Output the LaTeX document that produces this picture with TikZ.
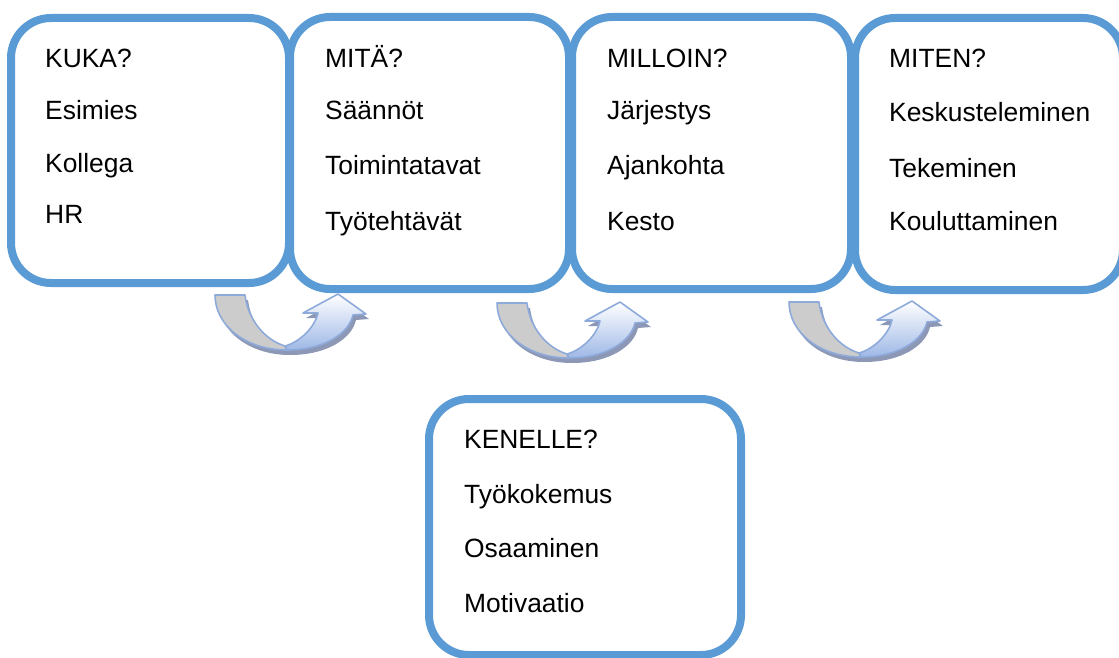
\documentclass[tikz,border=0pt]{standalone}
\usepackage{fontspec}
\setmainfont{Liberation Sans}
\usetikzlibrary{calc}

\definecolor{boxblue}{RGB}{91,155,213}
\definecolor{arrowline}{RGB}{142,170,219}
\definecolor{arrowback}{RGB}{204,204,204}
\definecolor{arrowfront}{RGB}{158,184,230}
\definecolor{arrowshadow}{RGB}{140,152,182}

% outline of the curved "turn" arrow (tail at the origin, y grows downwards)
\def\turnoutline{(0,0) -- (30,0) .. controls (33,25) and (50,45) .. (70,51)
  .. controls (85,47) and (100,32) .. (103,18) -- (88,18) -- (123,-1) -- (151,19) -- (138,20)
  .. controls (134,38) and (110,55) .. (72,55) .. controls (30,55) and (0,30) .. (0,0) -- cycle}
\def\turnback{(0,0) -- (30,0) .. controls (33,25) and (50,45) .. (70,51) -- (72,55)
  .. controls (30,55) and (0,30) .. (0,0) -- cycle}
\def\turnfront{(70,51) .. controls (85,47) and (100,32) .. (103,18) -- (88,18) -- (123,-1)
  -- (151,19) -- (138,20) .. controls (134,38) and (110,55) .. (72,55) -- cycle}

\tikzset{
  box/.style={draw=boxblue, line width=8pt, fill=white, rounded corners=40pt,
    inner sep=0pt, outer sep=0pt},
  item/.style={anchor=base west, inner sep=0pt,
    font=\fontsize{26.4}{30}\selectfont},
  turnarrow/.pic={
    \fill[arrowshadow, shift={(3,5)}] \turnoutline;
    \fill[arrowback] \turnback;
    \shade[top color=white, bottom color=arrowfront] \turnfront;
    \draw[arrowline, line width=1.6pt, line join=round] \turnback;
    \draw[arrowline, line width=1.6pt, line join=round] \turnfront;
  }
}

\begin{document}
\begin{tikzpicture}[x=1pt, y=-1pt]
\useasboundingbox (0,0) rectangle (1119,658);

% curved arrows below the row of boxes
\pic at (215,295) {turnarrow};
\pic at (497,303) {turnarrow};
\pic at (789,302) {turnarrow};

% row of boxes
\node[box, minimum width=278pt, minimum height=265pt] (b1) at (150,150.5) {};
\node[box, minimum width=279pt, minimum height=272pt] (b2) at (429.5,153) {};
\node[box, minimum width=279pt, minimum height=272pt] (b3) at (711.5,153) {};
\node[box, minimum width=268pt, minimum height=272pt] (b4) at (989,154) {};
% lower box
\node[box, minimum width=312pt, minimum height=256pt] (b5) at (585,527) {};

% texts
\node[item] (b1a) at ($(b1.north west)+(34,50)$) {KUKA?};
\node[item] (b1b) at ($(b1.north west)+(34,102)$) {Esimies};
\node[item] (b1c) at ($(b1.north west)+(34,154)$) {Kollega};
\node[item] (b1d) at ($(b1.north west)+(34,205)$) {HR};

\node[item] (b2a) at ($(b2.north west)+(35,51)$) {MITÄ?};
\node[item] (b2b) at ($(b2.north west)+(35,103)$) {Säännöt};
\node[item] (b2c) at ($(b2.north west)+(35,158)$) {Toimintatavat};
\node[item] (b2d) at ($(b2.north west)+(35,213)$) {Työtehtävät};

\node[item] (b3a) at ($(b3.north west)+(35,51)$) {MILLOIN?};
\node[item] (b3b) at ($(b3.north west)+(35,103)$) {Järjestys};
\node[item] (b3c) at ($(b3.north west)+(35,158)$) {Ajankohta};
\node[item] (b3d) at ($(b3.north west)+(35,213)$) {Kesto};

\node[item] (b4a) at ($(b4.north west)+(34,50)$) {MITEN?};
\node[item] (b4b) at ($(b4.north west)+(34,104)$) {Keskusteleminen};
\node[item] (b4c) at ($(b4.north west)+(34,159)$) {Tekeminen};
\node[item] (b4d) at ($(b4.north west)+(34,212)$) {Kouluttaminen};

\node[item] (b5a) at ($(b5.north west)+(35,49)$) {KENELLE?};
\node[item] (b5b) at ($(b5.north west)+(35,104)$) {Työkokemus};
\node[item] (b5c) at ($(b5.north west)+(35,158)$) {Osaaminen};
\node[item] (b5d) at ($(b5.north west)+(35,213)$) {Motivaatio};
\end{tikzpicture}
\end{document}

• _WHAT YOU WILL DO_
Write out the whole listing exactly, and drop the pictures.

• _TASK RESULT_
Output the LaTeX document that produces this picture with TikZ.
\documentclass[tikz,border=0pt]{standalone}
\usepackage{fontspec}
\setmainfont{Liberation Sans}
\usetikzlibrary{calc}

\definecolor{boxblue}{RGB}{91,155,213}
\definecolor{arrowline}{RGB}{142,170,219}
\definecolor{arrowback}{RGB}{204,204,204}
\definecolor{arrowfront}{RGB}{158,184,230}
\definecolor{arrowshadow}{RGB}{140,152,182}

% outline of the curved "turn" arrow (tail at the origin, y grows downwards)
\def\turnoutline{(0,0) -- (30,0) .. controls (33,25) and (50,45) .. (70,51)
  .. controls (85,47) and (100,32) .. (103,18) -- (88,18) -- (123,-1) -- (151,19) -- (138,20)
  .. controls (134,38) and (110,55) .. (72,55) .. controls (30,55) and (0,30) .. (0,0) -- cycle}
\def\turnback{(0,0) -- (30,0) .. controls (33,25) and (50,45) .. (70,51) -- (72,55)
  .. controls (30,55) and (0,30) .. (0,0) -- cycle}
\def\turnfront{(70,51) .. controls (85,47) and (100,32) .. (103,18) -- (88,18) -- (123,-1)
  -- (151,19) -- (138,20) .. controls (134,38) and (110,55) .. (72,55) -- cycle}

\tikzset{
  box/.style={draw=boxblue, line width=8pt, fill=white, rounded corners=40pt,
    inner sep=0pt, outer sep=0pt},
  item/.style={anchor=base west, inner sep=0pt,
    font=\fontsize{26.4}{30}\selectfont},
  turnarrow/.pic={
    \fill[arrowshadow, shift={(3,5)}] \turnoutline;
    \fill[arrowback] \turnback;
    \shade[top color=white, bottom color=arrowfront] \turnfront;
    \draw[arrowline, line width=1.6pt, line join=round] \turnback;
    \draw[arrowline, line width=1.6pt, line join=round] \turnfront;
  }
}

\begin{document}
\begin{tikzpicture}[x=1pt, y=-1pt]
\useasboundingbox (0,0) rectangle (1119,658);

% curved arrows below the row of boxes
\pic at (215,295) {turnarrow};
\pic at (497,303) {turnarrow};
\pic at (789,302) {turnarrow};

% row of boxes
\node[box, minimum width=278pt, minimum height=265pt] (b1) at (150,150.5) {};
\node[box, minimum width=279pt, minimum height=272pt] (b2) at (429.5,153) {};
\node[box, minimum width=279pt, minimum height=272pt] (b3) at (711.5,153) {};
\node[box, minimum width=268pt, minimum height=272pt] (b4) at (989,154) {};
% lower box
\node[box, minimum width=312pt, minimum height=256pt] (b5) at (585,527) {};

% texts
\node[item] (b1a) at ($(b1.north west)+(34,50)$) {KUKA?};
\node[item] (b1b) at ($(b1.north west)+(34,102)$) {Esimies};
\node[item] (b1c) at ($(b1.north west)+(34,154)$) {Kollega};
\node[item] (b1d) at ($(b1.north west)+(34,205)$) {HR};

\node[item] (b2a) at ($(b2.north west)+(35,51)$) {MITÄ?};
\node[item] (b2b) at ($(b2.north west)+(35,103)$) {Säännöt};
\node[item] (b2c) at ($(b2.north west)+(35,158)$) {Toimintatavat};
\node[item] (b2d) at ($(b2.north west)+(35,213)$) {Työtehtävät};

\node[item] (b3a) at ($(b3.north west)+(35,51)$) {MILLOIN?};
\node[item] (b3b) at ($(b3.north west)+(35,103)$) {Järjestys};
\node[item] (b3c) at ($(b3.north west)+(35,158)$) {Ajankohta};
\node[item] (b3d) at ($(b3.north west)+(35,213)$) {Kesto};

\node[item] (b4a) at ($(b4.north west)+(34,50)$) {MITEN?};
\node[item] (b4b) at ($(b4.north west)+(34,104)$) {Keskusteleminen};
\node[item] (b4c) at ($(b4.north west)+(34,159)$) {Tekeminen};
\node[item] (b4d) at ($(b4.north west)+(34,212)$) {Kouluttaminen};

\node[item] (b5a) at ($(b5.north west)+(35,49)$) {KENELLE?};
\node[item] (b5b) at ($(b5.north west)+(35,104)$) {Työkokemus};
\node[item] (b5c) at ($(b5.north west)+(35,158)$) {Osaaminen};
\node[item] (b5d) at ($(b5.north west)+(35,213)$) {Motivaatio};
\end{tikzpicture}
\end{document}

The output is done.